Subject: Re: Advice wanted from Sun users please (fwd)
To: None <current-users@NetBSD.ORG>
From: Jeff Thieleke <thieleke@icaen.uiowa.edu>
List: current-users
Date: 03/30/1996 01:57:16
> > There is a reason that he may succeed where you failed. The
> > motorola chip have much, much higher tolerances for this type of
> > hackery. If you're lucky and have a big heatsink, you can find
> > motorola chips that can be overclocked 50% or more. With intel chips,
> > I've rarely heard of clock increases of more that 10-15% being
> > successful.
> >
>
> Don't overclock a 68030.
Don't overclock any CPU, unless you think the benefits will outweigh the
potential chance of chip damage/malfunction. But there is nothing unique
about overclocking a '030, though.
> When the 25MHz 68030 chips came out on accelerator cards for the Amiga,
> some companies wanted to come out with a 28Mhz version. Just to be
> 3mhz faster, you know. This looks neat on paper.

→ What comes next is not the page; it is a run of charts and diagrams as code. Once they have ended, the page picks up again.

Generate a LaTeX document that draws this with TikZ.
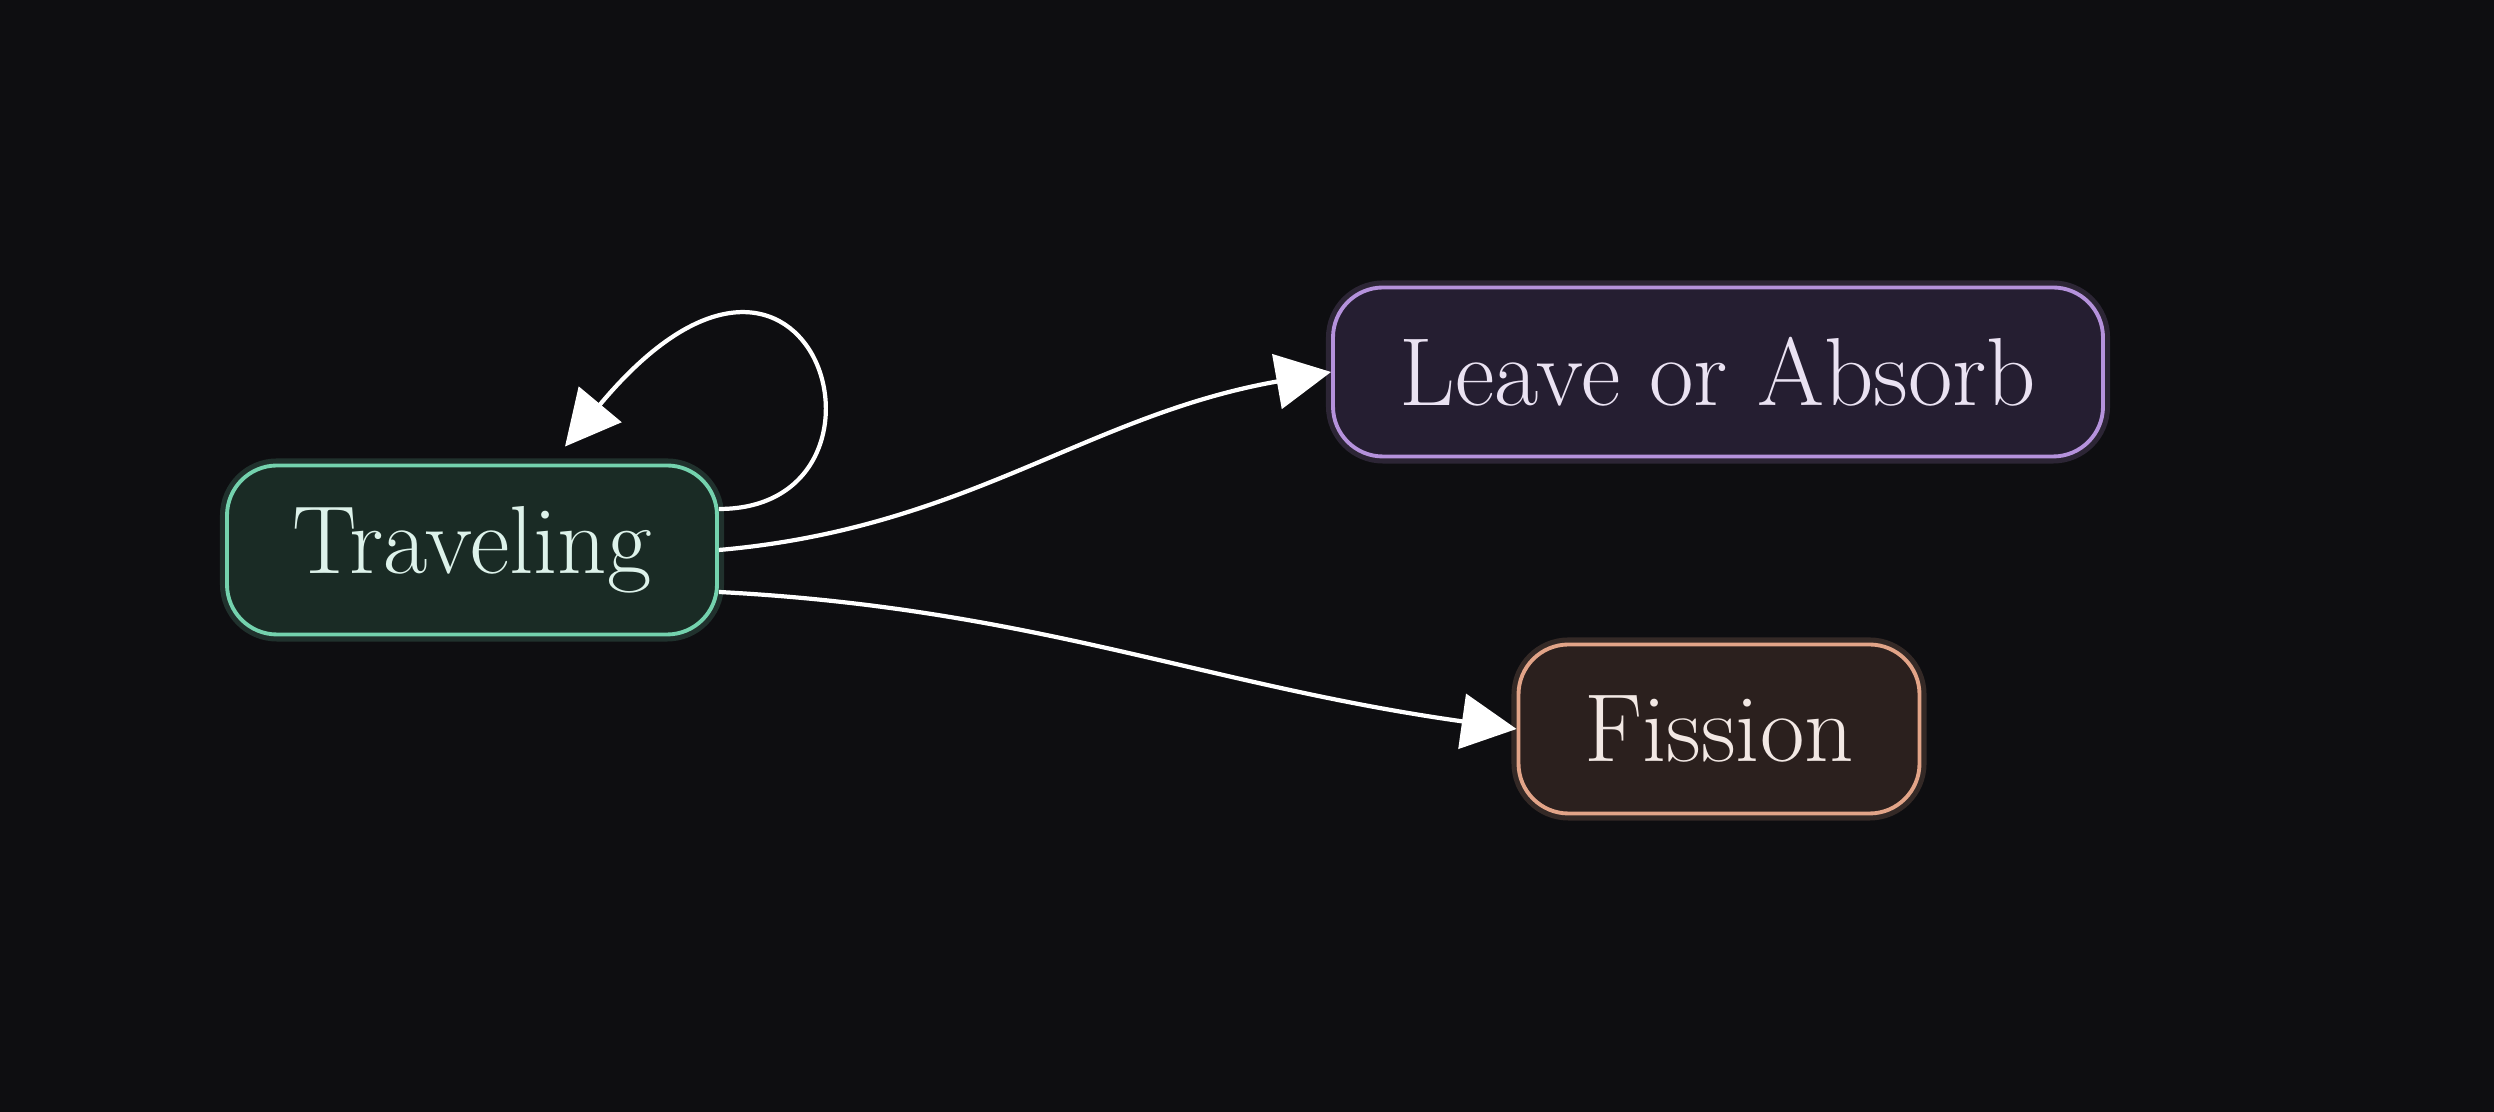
\documentclass[tikz,border=0pt]{standalone}
\usepackage{fontspec}
\usetikzlibrary{arrows.meta}
\definecolor{bg}{HTML}{0E0E11}
\definecolor{travfill}{HTML}{1A2B25}
\definecolor{travline}{HTML}{74D2AE}
\definecolor{travtext}{HTML}{DDF2EA}
\definecolor{leavefill}{HTML}{251E31}
\definecolor{leaveline}{HTML}{B592DC}
\definecolor{leavetext}{HTML}{EAE2F2}
\definecolor{fisfill}{HTML}{2B201E}
\definecolor{fisline}{HTML}{E2A488}
\definecolor{fistext}{HTML}{F2E8E4}

\begin{document}
\begin{tikzpicture}[
    statebox/.style={rounded corners=0.5cm, line width=1.1pt, minimum height=1.69cm,
      inner xsep=0pt, font=\fontsize{27.5}{32}\selectfont,
      preaction={draw=#1, line width=4pt, opacity=0.18}, draw=#1},
    flow/.style={white, line width=1.2pt, -{Triangle[length=5.5mm,width=5.5mm]}}
  ]
    % Background, fixes the size of the page
    \fill[bg] (0,0) rectangle (24.94,11.12);
    % First, locate each of the nodes and name them
    \node[statebox=travline, fill=travfill, text=travtext, minimum width=4.9cm] (travel) at (4.72,5.62) {Traveling};
    \node[statebox=leaveline, fill=leavefill, text=leavetext, minimum width=7.7cm] (leave) at (17.18,7.40) {Leave or Absorb};
    \node[statebox=fisline, fill=fisfill, text=fistext, minimum width=4.01cm] (fission) at (17.19,3.83) {Fission};
    % Now draw the arrows
    \draw[flow] ([yshift=0.41cm]travel.east) .. controls +(2.0,0) and +(2.5,3.0) .. ([xshift=0.93cm,yshift=0.17cm]travel.north);
    \draw[flow] (travel.east) to[out=5, in=190] (leave.west);
    \draw[flow] ([yshift=-0.42cm]travel.east) to[out=-3, in=172] (fission.west);
\end{tikzpicture}
\end{document}
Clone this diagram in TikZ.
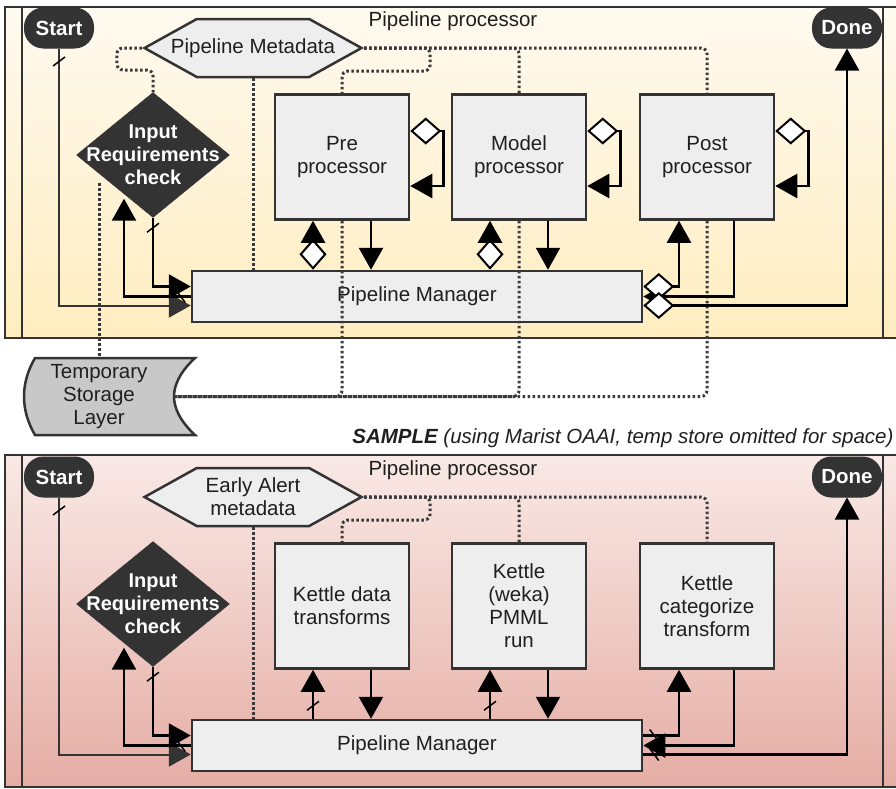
\documentclass[tikz,border=0pt]{standalone}
\usepackage{fontspec}
\setmainfont{Liberation Sans}
\usetikzlibrary{arrows.meta,shapes.geometric,shapes.symbols,decorations.markings}

\definecolor{edge}{HTML}{333333}
\definecolor{boxgray}{HTML}{EEEEEE}
\definecolor{storegray}{HTML}{C8C8C8}
\definecolor{dotgray}{HTML}{3A3A3A}
\definecolor{creamtop}{HTML}{FFFAF0}
\definecolor{creambot}{HTML}{FFEDC0}
\definecolor{rosetop}{HTML}{F9E9E6}
\definecolor{rosebot}{HTML}{E5ADA4}

\tikzset{
  every node/.style={font=\fontsize{20.5pt}{23pt}\selectfont, text=black!88, align=center},
  pool/.style={draw=edge, line width=2pt},
  procbox/.style={draw=edge, fill=boxgray, line width=2.5pt, minimum width=134pt, minimum height=125pt, inner sep=0pt},
  mgrbox/.style={procbox, minimum width=450pt, minimum height=51pt},
  pill/.style={draw=edge, fill=edge, line width=1pt, rounded corners=19pt, minimum width=69pt, minimum height=40pt, text=white, font=\fontsize{20.5pt}{23pt}\selectfont\bfseries},
  hexbox/.style={shape=signal, signal to=east and west, signal pointer angle=58, draw=edge, fill=boxgray, line width=2.5pt, minimum width=217pt, minimum height=58pt, inner sep=0pt},
  checkbox/.style={shape=diamond, draw=edge, fill=edge, minimum width=153pt, minimum height=125pt, inner sep=0pt},
  checktext/.style={text=white, font=\fontsize{20pt}{23pt}\selectfont\bfseries},
  storeshape/.style={draw=edge, fill=storegray, line width=2.5pt},
  flow/.style={draw=black, line width=2.5pt, -{Triangle[length=22pt,width=24pt]}},
  startflow/.style={draw=edge, line width=2pt, -{Triangle[length=22pt,width=24pt]}},
  dtail/.style={{Diamond[fill=white,length=31pt,width=27pt,line width=2pt]}-{Triangle[length=22pt,width=24pt]}},
  slashat/.style={postaction={decorate,decoration={markings,mark=at position #1 with {\draw[draw=black,line width=1.5pt,solid,-] (4.5pt,-6pt) -- (-4.5pt,6pt);}}}},
  dots/.style={draw=dotgray, line width=3pt, dash pattern=on 2.5pt off 2.5pt, rounded corners=6pt}
}

\begin{document}
\begin{tikzpicture}[x=1pt,y=-1pt]
\useasboundingbox (0,0) rectangle (896,788);

% upper pool
\path[top color=creamtop, bottom color=creambot] (5,7) rectangle (899,338);
\draw[pool] (5,7) rectangle (899,338);
\draw[pool] (22,7) -- (22,338);
\draw[pool] (883,7) -- (883,338);

\node (title) at (453,21) {Pipeline processor};
\node[pill] (start) at (59,28) {Start};
\node[pill] (done) at (847,28) {Done};
\node[hexbox] (meta) at (253,48) {};
\node (metatext) at (meta) {Pipeline Metadata};
\node[checkbox] (irc) at (153,155) {};
\node[checktext] (irctext) at (irc) {Input\\Requirements\\check};
\node[procbox] (pre) at (342,157) {Pre\\processor};
\node[procbox] (model) at (519,157) {Model\\processor};
\node[procbox] (post) at (707,157) {Post\\processor};
\node[mgrbox] (pm) at (417,296.5) {Pipeline Manager};

\draw[storeshape] (35,358) -- (195,358) .. controls (180,372) and (174,385) .. (174,396.5)
  .. controls (174,408) and (180,421) .. (195,435) -- (35,435)
  .. controls (28,423) and (24,410) .. (24,396.5) .. controls (24,383) and (28,370) .. (35,358) -- cycle;
\node[minimum width=150pt, minimum height=77pt, inner sep=0pt] (store) at (99,396.5) {Temporary\\Storage\\Layer};

\draw[dots] (meta.west) -| ([xshift=-25pt,yshift=-22pt]meta.west) -| (irc.north);
\draw[dots] (meta.south) -- (meta.south |- pm.north);
\draw[dots] (meta.east) -| ([xshift=66pt,yshift=-23pt]meta.east) -| (pre.north);
\draw[dots] (meta.east) -| (model.north);
\draw[dots] (meta.east) -| (post.north);
\draw[dots] ([xshift=-54pt,yshift=-28pt]irc.center) -- (store.north);
\draw[dots] (pre.south) |- (store.east);
\draw[dots] (model.south) |- (store.east);
\draw[dots] (post.south) |- (store.east);

\draw[startflow, slashat=13pt] (start.south) |- ([yshift=-9pt]pm.west);
\draw[flow, slashat=10pt] (irc.south) |- ([yshift=10pt]pm.west);
\draw[flow, slashat=10pt] (pm.west) -| ([xshift=-29pt,yshift=19pt]irc.south);
\draw[flow, dtail] ([xshift=-29pt]pre.south |- pm.north) -- ([xshift=-29pt]pre.south);
\draw[flow] ([xshift=29pt]pre.south) -- ([xshift=29pt]pre.south |- pm.north);
\draw[flow, dtail] ([yshift=26pt]pre.east) -- ++(33,0) |- ([yshift=-29pt]pre.east);
\draw[flow, dtail] ([xshift=-29pt]model.south |- pm.north) -- ([xshift=-29pt]model.south);
\draw[flow] ([xshift=29pt]model.south) -- ([xshift=29pt]model.south |- pm.north);
\draw[flow, dtail] ([yshift=26pt]model.east) -- ++(33,0) |- ([yshift=-29pt]model.east);
\draw[flow, dtail] ([yshift=26pt]post.east) -- ++(33,0) |- ([yshift=-29pt]post.east);
\draw[flow] ([xshift=27pt]post.south) |- (pm.east);
\draw[flow, dtail] ([yshift=10pt]pm.east) -| ([xshift=-28pt]post.south);
\draw[flow, dtail] ([yshift=-9pt]pm.east) -| (done.south);

\node[anchor=east, font=\fontsize{20.5pt}{23pt}\selectfont\itshape] (sample) at (897,438)
  {\textbf{SAMPLE} (using Marist OAAI, temp store omitted for space)};

% lower pool
\path[top color=rosetop, bottom color=rosebot] (5,455) rectangle (899,787);
\draw[pool] (5,455) rectangle (899,787);
\draw[pool] (22,455) -- (22,787);
\draw[pool] (883,455) -- (883,787);

\node (title2) at (453,470) {Pipeline processor};
\node[pill] (start2) at (59,477) {Start};
\node[pill] (done2) at (847,477) {Done};
\node[hexbox] (meta2) at (253,497) {};
\node (metatext2) at (meta2) {Early Alert\\metadata};
\node[checkbox] (irc2) at (153,604) {};
\node[checktext] (irctext2) at (irc2) {Input\\Requirements\\check};
\node[procbox] (pre2) at (342,606) {Kettle data\\transforms};
\node[procbox] (model2) at (519,606) {Kettle\\(weka)\\PMML\\run};
\node[procbox] (post2) at (707,606) {Kettle\\categorize\\transform};
\node[mgrbox] (pm2) at (417,745.5) {Pipeline Manager};

\draw[dots] (meta2.south) -- (meta2.south |- pm2.north);
\draw[dots] (meta2.east) -| ([xshift=66pt,yshift=-23pt]meta2.east) -| (pre2.north);
\draw[dots] (meta2.east) -| (model2.north);
\draw[dots] (meta2.east) -| (post2.north);

\draw[startflow, slashat=13pt] (start2.south) |- ([yshift=-9pt]pm2.west);
\draw[flow, slashat=10pt] (irc2.south) |- ([yshift=10pt]pm2.west);
\draw[flow, slashat=10pt] (pm2.west) -| ([xshift=-29pt,yshift=19pt]irc2.south);
\draw[flow, slashat=13pt] ([xshift=-29pt]pre2.south |- pm2.north) -- ([xshift=-29pt]pre2.south);
\draw[flow] ([xshift=29pt]pre2.south) -- ([xshift=29pt]pre2.south |- pm2.north);
\draw[flow, slashat=13pt] ([xshift=-29pt]model2.south |- pm2.north) -- ([xshift=-29pt]model2.south);
\draw[flow] ([xshift=29pt]model2.south) -- ([xshift=29pt]model2.south |- pm2.north);
\draw[flow] ([xshift=27pt]post2.south) |- (pm2.east);
\draw[flow, slashat=11pt] ([yshift=10pt]pm2.east) -| ([xshift=-28pt]post2.south);
\draw[flow, slashat=11pt] ([yshift=-9pt]pm2.east) -| (done2.south);
\end{tikzpicture}
\end{document}
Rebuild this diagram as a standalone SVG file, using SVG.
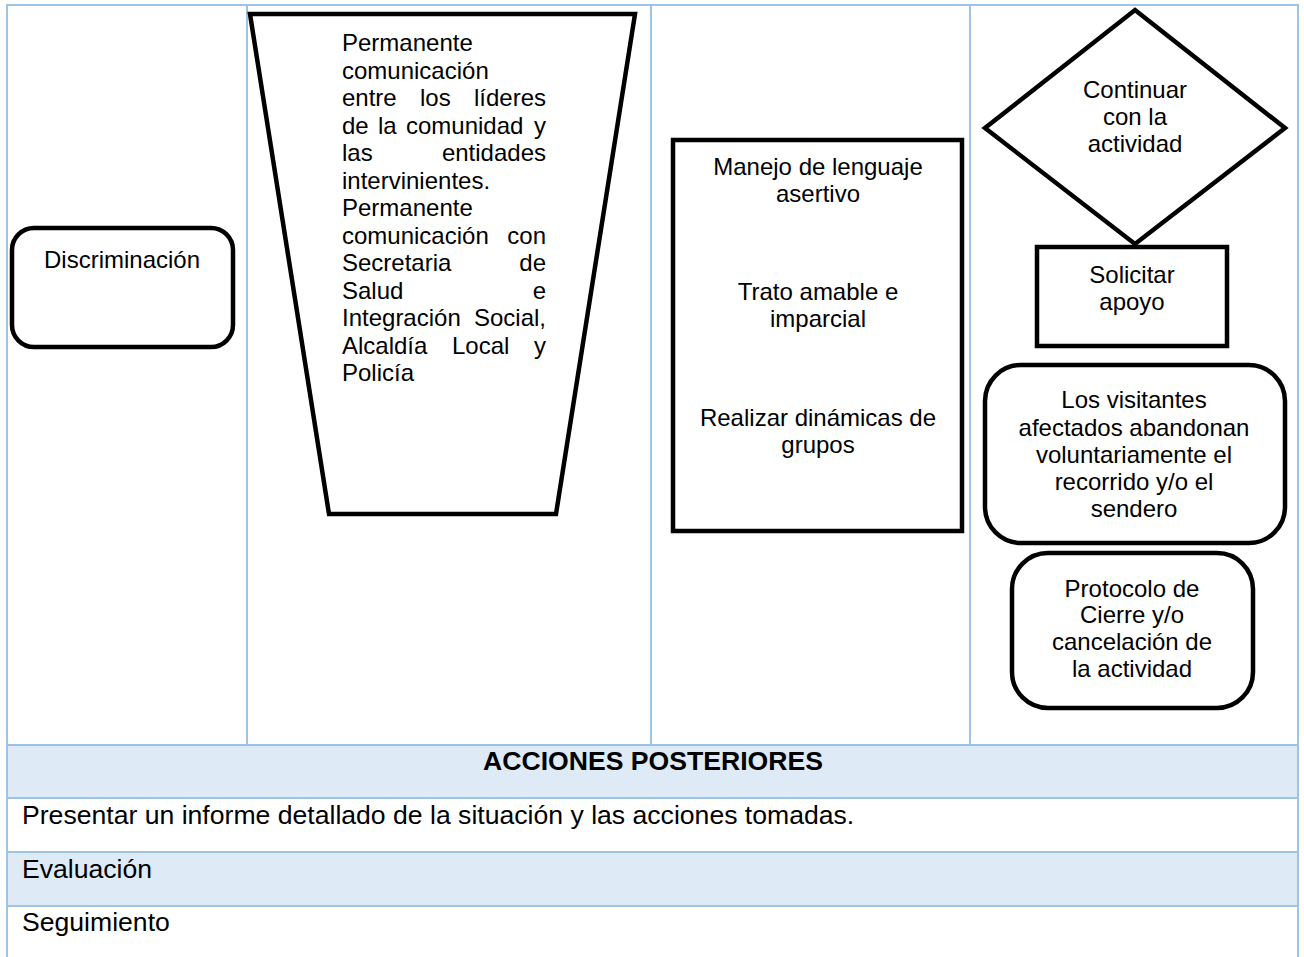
<svg xmlns="http://www.w3.org/2000/svg" width="1304" height="957" viewBox="0 0 1304 957">
<style>
.grid{stroke:#9DC3E6;stroke-width:2;fill:none}
.band{fill:#DEEAF6}
.shape{fill:#fff;stroke:#000;stroke-width:4.5;stroke-linejoin:miter}
.t{font-family:"Liberation Sans",Arial,sans-serif;font-size:24px;fill:#000}
.c{text-anchor:middle}
.e{text-anchor:end}
.b{font-family:"Liberation Sans",Arial,sans-serif;font-size:26.6px;fill:#000}
.bold{font-weight:bold}
</style>
<rect width="1304" height="957" fill="#fff"/>
<g id="table">
<rect class="band" x="7" y="745" width="1291" height="53"/>
<rect class="band" x="7" y="852" width="1291" height="54"/>
<line class="grid" x1="6" y1="5" x2="1299" y2="5"/>
<line class="grid" x1="7" y1="5" x2="7" y2="957"/>
<line class="grid" x1="1298" y1="5" x2="1298" y2="957"/>
<line class="grid" x1="247" y1="5" x2="247" y2="745"/>
<line class="grid" x1="651" y1="5" x2="651" y2="745"/>
<line class="grid" x1="970" y1="5" x2="970" y2="745"/>
<line class="grid" x1="7" y1="745" x2="1298" y2="745"/>
<line class="grid" x1="7" y1="798" x2="1298" y2="798"/>
<line class="grid" x1="7" y1="852" x2="1298" y2="852"/>
<line class="grid" x1="7" y1="906" x2="1298" y2="906"/>
<text class="b bold c" x="653" y="770">ACCIONES POSTERIORES</text>
<text class="b" x="22" y="824">Presentar un informe detallado de la situación y las acciones tomadas.</text>
<text class="b" x="22" y="878">Evaluación</text>
<text class="b" x="22" y="931">Seguimiento</text>
</g>
<g id="node-discriminacion">
<rect class="shape" x="12" y="228" width="221" height="119" rx="22" ry="22"/>
<text class="t c" x="122" y="268">Discriminación</text>
</g>
<g id="node-comunicacion">
<polygon class="shape" points="250,14 635,14 556,514 329,514"/>
<text class="t" x="342" y="51">Permanente</text>
<text class="t" x="342" y="78.5">comunicación</text>
<text class="t" y="106"><tspan x="342">entre</tspan><tspan x="420">los</tspan><tspan x="546" text-anchor="end">líderes</tspan></text>
<text class="t" y="133.5"><tspan x="342">de</tspan><tspan x="378">la</tspan><tspan x="406">comunidad</tspan><tspan x="546" text-anchor="end">y</tspan></text>
<text class="t" y="161"><tspan x="342">las</tspan><tspan x="546" text-anchor="end">entidades</tspan></text>
<text class="t" x="342" y="188.5">intervinientes.</text>
<text class="t" x="342" y="216">Permanente</text>
<text class="t" y="243.5"><tspan x="342">comunicación</tspan><tspan x="546" text-anchor="end">con</tspan></text>
<text class="t" y="271"><tspan x="342">Secretaria</tspan><tspan x="546" text-anchor="end">de</tspan></text>
<text class="t" y="298.5"><tspan x="342">Salud</tspan><tspan x="546" text-anchor="end">e</tspan></text>
<text class="t" y="326"><tspan x="342">Integración</tspan><tspan x="546" text-anchor="end">Social,</tspan></text>
<text class="t" y="353.5"><tspan x="342">Alcaldía</tspan><tspan x="452">Local</tspan><tspan x="546" text-anchor="end">y</tspan></text>
<text class="t" x="342" y="381">Policía</text>
</g>
<g id="node-acciones">
<rect class="shape" x="673" y="140" width="289" height="391"/>
<text class="t c" x="818" y="175">Manejo de lenguaje</text>
<text class="t c" x="818" y="202">asertivo</text>
<text class="t c" x="818" y="300">Trato amable e</text>
<text class="t c" x="818" y="327">imparcial</text>
<text class="t c" x="818" y="426">Realizar dinámicas de</text>
<text class="t c" x="818" y="453">grupos</text>
</g>
<g id="node-continuar">
<polygon class="shape" points="1135,10 1285,128 1135,244 985,128"/>
<text class="t c" x="1135" y="98">Continuar</text>
<text class="t c" x="1135" y="125">con la</text>
<text class="t c" x="1135" y="152">actividad</text>
</g>
<g id="node-solicitar">
<rect class="shape" x="1037" y="247" width="190" height="99"/>
<text class="t c" x="1132" y="283">Solicitar</text>
<text class="t c" x="1132" y="310">apoyo</text>
</g>
<g id="node-visitantes">
<rect class="shape" x="985" y="365" width="300" height="178" rx="36" ry="36"/>
<text class="t c" x="1134" y="408">Los visitantes</text>
<text class="t c" x="1134" y="436">afectados abandonan</text>
<text class="t c" x="1134" y="463">voluntariamente el</text>
<text class="t c" x="1134" y="490">recorrido y/o el</text>
<text class="t c" x="1134" y="517">sendero</text>
</g>
<g id="node-protocolo">
<rect class="shape" x="1012" y="553" width="241" height="155" rx="36" ry="36"/>
<text class="t c" x="1132" y="597">Protocolo de</text>
<text class="t c" x="1132" y="623">Cierre y/o</text>
<text class="t c" x="1132" y="650">cancelación de</text>
<text class="t c" x="1132" y="677">la actividad</text>
</g>
<g id="connectors"></g>
</svg>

I am almost certain you meant the 68040. I know GVP had an overclocked
28MHz 040 accelerator, but I don't remember any overclocked 030 cards.
> The problem is, if you overclock that chip by the 3mhz, the math starts
> to go. You get strange low level math errors.
This definitely isn't true. I had a 40MHz 030 overclocked at 50MHz for
over a year, with no problems. However my 40MHz 68882 FPU was flaky at
anything above around 45MHz, so maybe you are thinking of this instead.